The charge, buried in a recent regulation, works out to tens of millions of dollars for the largest companies, employers say. Most of that is likely to be passed on to workers.

Employee benefits lawyer Chantel Sheaks calls it a “sleeper issue” with significant financial consequences, particularly for large employers.

“Especially at a time when we are facing economic uncertainty, (companies will) be hit with a multi-million dollar assessment without getting anything back for it,” said Sheaks, a principal at Buck Consultants, a Xerox subsidiary.

Based on figures provided in the regulation, employer and individual health plans covering an estimated 190 million Americans could owe the per-person fee.

The Obama administration says it is a temporary assessment levied for three years starting in 2014, designed to raise $25 billion. It starts at $63 and then declines.

Most of the money will go into a fund administered by the Health and Human Services Department. It will be used to cushion health insurance companies from the initial hard-to-predict costs of covering uninsured people with medical problems. Under the law, insurers will be forbidden from turning away the sick as of Jan. 1, 2014.

The program “is intended to help millions of Americans purchase affordable health insurance, reduce unreimbursed usage of hospital and other medical facilities by the uninsured and thereby lower medical expenses and premiums for all,” the Obama administration says in the regulation. An accompanying media fact sheet issued Nov. 30 referred to “contributions” without detailing the total cost and scope of the program.

Of the total pot, $5 billion will go directly to the U.S. Treasury, apparently to offset the cost of shoring up employer-sponsored coverage for early retirees.

The $25 billion fee is part of a bigger package of taxes and fees to finance Obama’s expansion of coverage to the uninsured. It all comes to about $700 billion over 10 years, and includes higher Medicare taxes effective this Jan. 1 on individuals making more than $200,000 per year or couples making more than $250,000. People above those threshold amounts also face an additional 3.8 percent tax on their investment income.
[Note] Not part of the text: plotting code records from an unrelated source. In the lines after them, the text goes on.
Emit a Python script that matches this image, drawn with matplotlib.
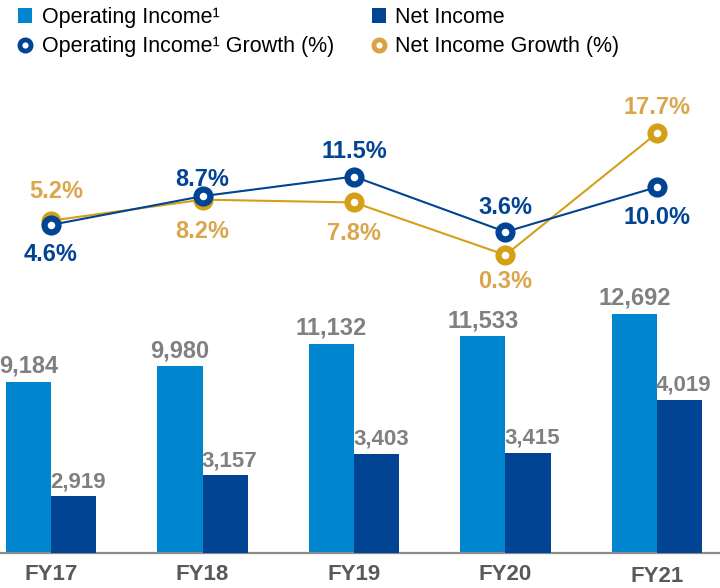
import matplotlib.pyplot as plt
from matplotlib.patches import Patch
from matplotlib.lines import Line2D
from matplotlib.transforms import ScaledTranslation
import numpy as np

plt.rcParams['font.family'] = ['Liberation Sans', 'DejaVu Sans']

years = ['FY17', 'FY18', 'FY19', 'FY20', 'FY21']
op_income = [9184, 9980, 11132, 11533, 12692]
net_income = [2919, 3157, 3403, 3415, 4019]
op_growth = [4.6, 8.7, 11.5, 3.6, 10.0]
net_growth = [5.2, 8.2, 7.8, 0.3, 17.7]

c_light = '#0085CF'
c_dark = '#004493'
c_gold = '#D4A017'
c_gold_txt = '#DAA64C'
c_gray = '#808080'

x = np.arange(len(years))
w = 0.30

fig = plt.figure(figsize=(7.2, 5.88), dpi=100)
ax = fig.add_axes([0, 0.06, 1, 0.94])
ax2 = ax.twinx()
ax3 = ax.twinx()

ax.bar(x - w/2, op_income, w, color=c_light)
ax2.bar(x + w/2, net_income, w, color=c_dark)

ax.set_xlim(-0.337, 4.416)
ax.set_ylim(373, 28860)
ax2.set_ylim(2273, 8590)
ax3.set_ylim(-42.2, 36.7)

for i, v in enumerate(op_income):
    ax.annotate(f'{v:,}', (x[i] - w/2, v), xytext=(0, 6.5), textcoords='offset points',
                ha='center', va='baseline', fontsize=17, fontweight='bold', color=c_gray)
for i, v in enumerate(net_income):
    ax2.annotate(f'{v:,}', (x[i] + w/2, v), xytext=(3, 6.5), textcoords='offset points',
                 ha='center', va='baseline', fontsize=16, fontweight='bold', color=c_gray)

# growth lines
ax3.plot(x, net_growth, color=c_gold, lw=1.5, marker='o', ms=10, mew=4.5,
         mfc='white', mec=c_gold, zorder=3)
ax3.plot(x, op_growth, color=c_dark, lw=1.5, marker='o', ms=10, mew=4.5,
         mfc='white', mec=c_dark, zorder=4)

op_off = [(0, -13, 'top'), (0, 7, 'baseline'), (0, 13, 'baseline'), (0, 13, 'baseline'), (0, -14, 'top')]
net_off = [(4, 16, 'baseline'), (0, -15, 'top'), (0, -14, 'top'), (0, -11, 'top'), (0, 14, 'baseline')]
for i in range(len(years)):
    dx, dy, va = op_off[i]
    ax3.annotate(f'{op_growth[i]:.1f}%', (x[i], op_growth[i]), xytext=(dx, dy),
                 textcoords='offset points', ha='center', va=va,
                 fontsize=17, fontweight='bold', color=c_dark)
    dx, dy, va = net_off[i]
    ax3.annotate(f'{net_growth[i]:.1f}%', (x[i], net_growth[i]), xytext=(dx, dy),
                 textcoords='offset points', ha='center', va=va,
                 fontsize=17, fontweight='bold', color=c_gold_txt)

for a in (ax, ax2, ax3):
    for s in a.spines.values():
        s.set_visible(False)
    a.set_yticks([])
ax.spines['bottom'].set_visible(True)
ax.spines['bottom'].set_color('#8C8C8C')
ax.spines['bottom'].set_linewidth(1.6)

ax.set_xticks(x)
ax.set_xticklabels(years, fontsize=16, fontweight='bold', color='#595959')
ax.tick_params(axis='x', length=0, pad=8)
lbls = ax.get_xticklabels()
lbls[-1].set_transform(lbls[-1].get_transform() + ScaledTranslation(0, -1.5/72, fig.dpi_scale_trans))

handles = [
    Patch(facecolor=c_light),
    Line2D([], [], ls='none', marker='o', ms=8, mew=3.5, mfc='white', mec=c_dark),
    Patch(facecolor=c_dark),
    Line2D([], [], ls='none', marker='o', ms=8, mew=3.5, mfc='white', mec='#D9A441'),
]
labels = ['Operating Income\u00b9', 'Operating Income\u00b9 Growth (%)',
          'Net Income', 'Net Income Growth (%)']
fig.legend(handles, labels, ncol=2, loc='upper left', bbox_to_anchor=(0.025, 0.988),
           frameon=False, fontsize=15.5, handlelength=0.65, handleheight=0.65,
           handletextpad=0.45, columnspacing=1.75, labelspacing=0.38,
           borderpad=0, borderaxespad=0)

fig.savefig('out.png', dpi=100)
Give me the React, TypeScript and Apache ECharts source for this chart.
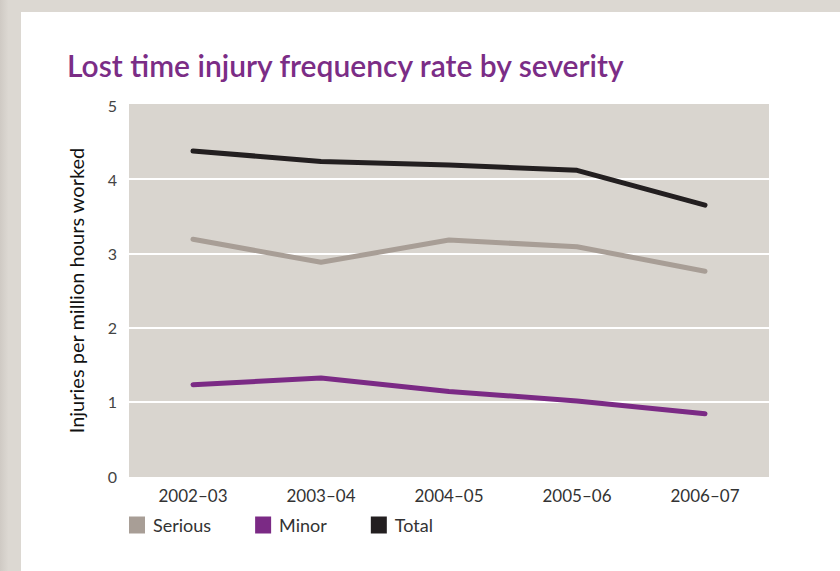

But the insurance fee had been overlooked as employers focused on other costs in the law, including fines for medium and large firms that don’t provide coverage.

“This kind of came out of the blue and was a surprisingly large amount,” said Gretchen Young, senior vice president for health policy at the ERISA Industry Committee, a group that represents large employers on benefits issues.

Word started getting out in the spring, said Young, but hard cost estimates surfaced only recently with the new regulation. It set the per capita rate at $5.25 per month, which works out to $63 a year.

America’s Health Insurance Plans, the major industry trade group for health insurers, says the fund is an important program that will help stabilize the market and mitigate cost increases for consumers as the changes in Obama’s law take effect.

But employers already offering coverage to their workers don’t see why they have to pony up for the stabilization fund, which mainly helps the individual insurance market. The redistribution puts the biggest companies on the hook for tens of millions of dollars.

“It just adds on to everything else that is expected to increase health care costs,” said economist Paul Fronstin of the nonprofit Employee Benefit Research Institute.

The fee will be assessed on all “major medical” insurance plans, including those provided by employers and those purchased individually by consumers. Large employers will owe the fee directly. That’s because major companies usually pay upfront for most of the health care costs of their employees. It may not be apparent to workers, but the insurance company they deal with is basically an agent administering the plan for their employer.

The fee will total $12 billion in 2014, $8 billion in 2015 and $5 billion in 2016. That means the per-head assessment would be smaller each year, around $40 in 2015 instead of $63.

It will phase out completely in 2017 — unless Congress, with lawmakers searching everywhere for revenue to reduce federal deficits — decides to extend it.